A trucking company may still argue for dismissal of negligent hiring, retention, and training claims that are derivative of the vicarious liability claim. See Gant, 331 Ill. App. 3d at 928. In addition, trucking companies may continue to seek dismissal of negligent hiring and retention claims, if a plaintiff does not allege that an employee was unfit, and the particular unfitness rendered the plaintiff’s injury foreseeable to a person of ordinary prudence in the employer’s position. See Doe v. Coe, 2019 IL 123521, p. 44. These arguments should be raised at the summary judgment stage, if the plaintiff fails to present evidence that the claims are not derivative of the vicarious liability claim or fails to present evidence that a particular unfitness of a driver caused the injury to plaintiff.

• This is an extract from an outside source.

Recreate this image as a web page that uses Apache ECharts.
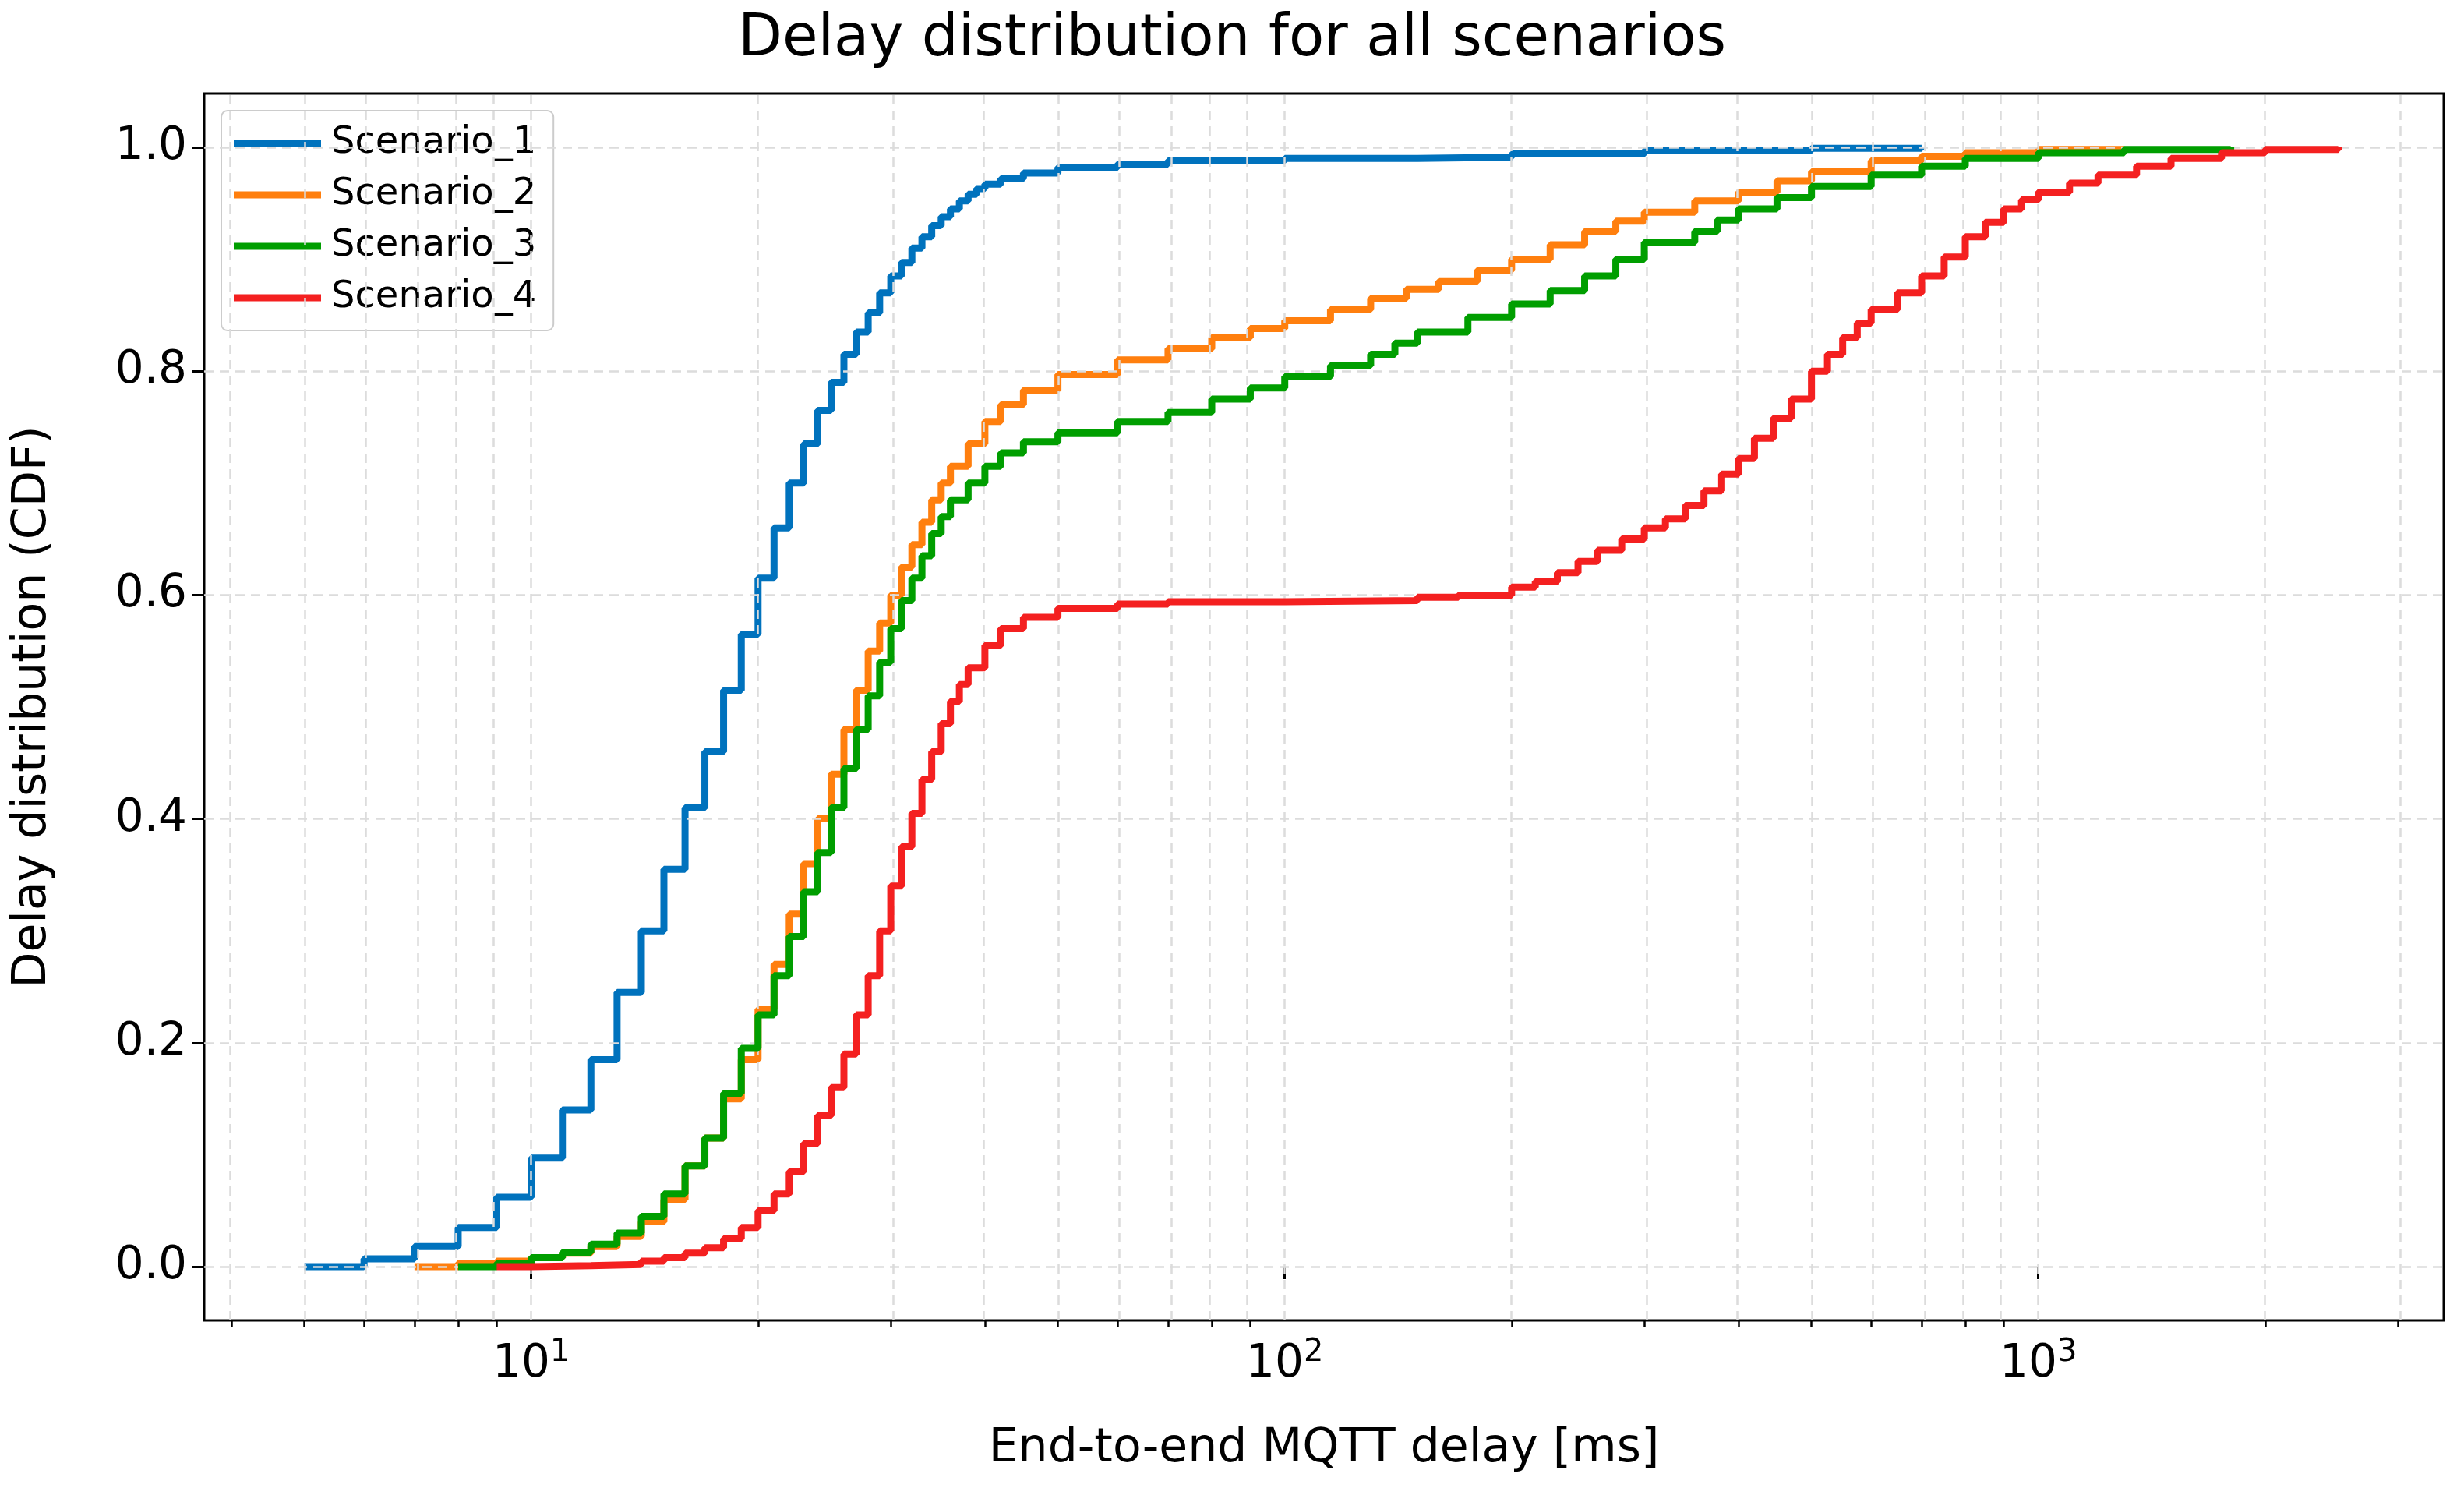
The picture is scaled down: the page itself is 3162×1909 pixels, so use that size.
<!DOCTYPE html>
<html>
<head>
<meta charset="utf-8">
<script src="https://cdn.jsdelivr.net/npm/echarts@6/dist/echarts.min.js"></script>
<style>html,body{margin:0;padding:0;background:#fff}#chart{width:3162px;height:1909px}</style>
</head>
<body>
<div id="chart"></div>
<script>
// delay [ms] -> CDF
const scenarios = {
  Scenario_1: [[5,0],[6,0.007],[7,0.018],[8,0.035],[9,0.062],[10,0.097],[11,0.14],[12,0.185],[13,0.245],[14,0.30],[15,0.355],[16,0.41],[17,0.46],[18,0.515],[19,0.565],[20,0.615],[21,0.66],[22,0.70],[23,0.735],[24,0.765],[25,0.79],[26,0.815],[27,0.835],[28,0.852],[29,0.87],[30,0.885],[31,0.897],[32,0.91],[33,0.92],[34,0.93],[35,0.938],[36,0.945],[37,0.952],[38,0.958],[39,0.963],[40,0.967],[42,0.972],[45,0.977],[50,0.982],[60,0.985],[70,0.988],[100,0.99],[150,0.991],[200,0.994],[300,0.997],[500,0.999],[700,1.0]],
  Scenario_2: [[7,0],[8,0.003],[9,0.005],[10,0.008],[11,0.012],[12,0.018],[13,0.027],[14,0.04],[15,0.06],[16,0.09],[17,0.115],[18,0.15],[19,0.185],[20,0.23],[21,0.27],[22,0.315],[23,0.36],[24,0.40],[25,0.44],[26,0.48],[27,0.515],[28,0.55],[29,0.575],[30,0.6],[31,0.625],[32,0.645],[33,0.665],[34,0.685],[35,0.70],[36,0.715],[38,0.735],[40,0.755],[42,0.77],[45,0.783],[50,0.797],[60,0.81],[70,0.82],[80,0.83],[90,0.838],[100,0.845],[115,0.855],[130,0.865],[145,0.873],[160,0.88],[180,0.89],[200,0.9],[225,0.913],[250,0.925],[275,0.934],[300,0.942],[350,0.952],[400,0.96],[450,0.97],[500,0.978],[600,0.988],[700,0.992],[800,0.995],[1000,0.998],[1300,1.0]],
  Scenario_3: [[8,0],[9,0.003],[10,0.008],[11,0.013],[12,0.02],[13,0.03],[14,0.045],[15,0.065],[16,0.09],[17,0.115],[18,0.155],[19,0.195],[20,0.225],[21,0.26],[22,0.295],[23,0.335],[24,0.37],[25,0.41],[26,0.445],[27,0.48],[28,0.51],[29,0.54],[30,0.57],[31,0.595],[32,0.615],[33,0.635],[34,0.655],[35,0.67],[36,0.685],[38,0.70],[40,0.715],[42,0.727],[45,0.737],[50,0.745],[60,0.755],[70,0.763],[80,0.775],[90,0.785],[100,0.795],[115,0.805],[130,0.815],[140,0.825],[150,0.835],[175,0.848],[200,0.86],[225,0.872],[250,0.885],[275,0.9],[300,0.915],[350,0.925],[375,0.935],[400,0.945],[450,0.955],[500,0.965],[600,0.975],[700,0.983],[800,0.99],[1000,0.995],[1300,0.998],[1800,1.0]],
  Scenario_4: [[9,0],[10,0.001],[12,0.002],[14,0.005],[15,0.008],[16,0.012],[17,0.017],[18,0.025],[19,0.035],[20,0.05],[21,0.065],[22,0.085],[23,0.11],[24,0.135],[25,0.16],[26,0.19],[27,0.225],[28,0.26],[29,0.3],[30,0.34],[31,0.375],[32,0.405],[33,0.435],[34,0.46],[35,0.485],[36,0.505],[37,0.52],[38,0.535],[40,0.555],[42,0.57],[45,0.58],[50,0.588],[60,0.592],[70,0.594],[100,0.595],[150,0.598],[170,0.6],[200,0.607],[215,0.612],[230,0.62],[245,0.63],[260,0.64],[280,0.65],[300,0.66],[320,0.668],[340,0.68],[360,0.693],[380,0.708],[400,0.722],[420,0.74],[445,0.758],[470,0.775],[500,0.8],[525,0.815],[550,0.83],[575,0.843],[600,0.855],[650,0.87],[700,0.885],[750,0.902],[800,0.92],[850,0.933],[900,0.945],[950,0.953],[1000,0.96],[1100,0.968],[1200,0.975],[1350,0.983],[1500,0.99],[1750,0.995],[2000,0.998],[2500,1.0]]
};
const colors = ['#0072bd', '#ff7f0e', '#009e00', '#f42020'];

const font = 'DejaVu Sans';
const minorX = [];
[1, 10, 100, 1000].forEach(d => { for (let k = 2; k < 10; k++) { const v = k * d; if (v >= 4 && v <= 3000) minorX.push(Math.log10(v)); } });
const majorX = [1, 2, 3];
const yTicks = [0, 0.2, 0.4, 0.6, 0.8, 1.0];
const gridStyle = { color: '#dcdcdc', width: 2.5, type: [12, 8] };

const xBase = {
  type: 'value', min: 0.566, max: 3.538, gridIndex: 0, position: 'bottom',
  splitLine: { show: false }, axisLine: { show: false }
};

const series = [{
  type: 'line', data: [], silent: true, z: 0,
  markLine: {
    symbol: 'none', silent: true, label: { show: false }, lineStyle: gridStyle,
    emphasis: { disabled: true },
    data: majorX.concat(minorX).map(v => ({ xAxis: v })).concat(yTicks.map(v => ({ yAxis: v })))
  }
}];
Object.keys(scenarios).forEach((name, i) => series.push({
  name, type: 'line', step: 'end', symbol: 'none', z: 3 + i,
  lineStyle: { width: 9, color: colors[i] }, itemStyle: { color: colors[i] },
  data: scenarios[name].map(p => [Math.log10(p[0]), p[1]])
}));

const option = {
  animation: false,
  textStyle: { fontFamily: font, color: '#000' },
  title: { text: 'Delay distribution for all scenarios', left: 'center', top: 10,
    textStyle: { fontFamily: font, fontSize: 74, fontWeight: 'normal', color: '#000' } },
  grid: { left: 262, right: 26, top: 120, bottom: 215, show: true, borderColor: '#000', borderWidth: 3 },
  legend: {
    left: 284, top: 142, orient: 'vertical', itemWidth: 112, itemHeight: 9, itemGap: 18,
    icon: 'rect', padding: [18, 22, 18, 16], backgroundColor: '#fff', borderColor: '#cccccc',
    borderWidth: 2, borderRadius: 8,
    textStyle: { fontFamily: font, fontSize: 48, color: '#000', padding: [0, 0, 0, 8] },
    data: Object.keys(scenarios)
  },
  xAxis: [
    Object.assign({}, xBase, {
      name: 'End-to-end MQTT delay [ms]', nameLocation: 'middle', nameGap: 135,
      nameTextStyle: { fontFamily: font, fontSize: 60, color: '#000' },
      axisTick: { show: true, length: 16, lineStyle: { width: 3, color: '#000' }, customValues: majorX },
      axisLabel: { show: true, margin: 22, customValues: majorX,
        formatter: v => '{b|10}{s|' + Math.round(v) + '}',
        rich: { b: { fontFamily: font, fontSize: 58, color: '#000' },
                s: { fontFamily: font, fontSize: 40, color: '#000', verticalAlign: 'top', padding: [0, 0, 30, 0] } } }
    }),
    Object.assign({}, xBase, {
      axisTick: { show: true, length: 9, lineStyle: { width: 2.5, color: '#000' }, customValues: minorX },
      axisLabel: { show: false }
    })
  ],
  yAxis: {
    type: 'value', min: -0.048, max: 1.048,
    name: 'Delay distribution (CDF)', nameLocation: 'middle', nameGap: 190,
    nameTextStyle: { fontFamily: font, fontSize: 60, color: '#000' },
    splitLine: { show: false }, axisLine: { show: false },
    axisTick: { show: true, length: 16, lineStyle: { width: 3, color: '#000' }, customValues: yTicks },
    axisLabel: { customValues: yTicks, margin: 22, fontSize: 58, color: '#000', fontFamily: font,
      formatter: v => v.toFixed(1) }
  },
  series
};
echarts.init(document.getElementById('chart')).setOption(option);
</script>
</body>
</html>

Defense attorneys must remain vigilant in forcing plaintiff attorneys to meet their burden of proof and force judges to address these issues. We should continue to file motions to dismiss negligent hiring, retention and training claims when a trucking company admits the driver was its agent, if the pleadings indicate that the claims are derivative of the vicarious liability claim. We need to force plaintiff attorneys to explain how a negligent hiring, retention, or training claim is not derivative of a vicarious liability claim. The plaintiff’s response should provide us with more specific information regarding the alleged bases for these claims, which will allow us to better prepare written discovery and deposition questions to address these issues. We will then need to seek summary judgment regarding these claims, if plaintiff fails to present evidence to support the claims. We must take plaintiff attorneys to task at summary judgment to force them to present specific evidence to support their claims. If they cannot present evidence to support their claims as required by the law, then summary judgment should be granted on those claims. We must then also seek entry of modified jury instructions, special interrogatories, and potentially post-trial motions to prevent any potential double recovery, if a Court improperly allows a plaintiff to pursue a negligent hiring, retention, or training claim and a vicarious liability claim. We should not allow the McQueen decision to harm trucking companies in unintended ways by allowing plaintiff attorneys to seek duplicative claims and potentially double recovery.
[1] Plaintiff also pled a claim for punitive damages against Mr. Green and his employer. Id. at ¶ 6.
[2] In Amtrak v. Terracon Consultants, Inc., the court found that a negligent training claim could proceed where a defendant had not conceded responsibility under respondeat superior. Amtrak, 2014 IL App (5th) 130257, ¶ 16.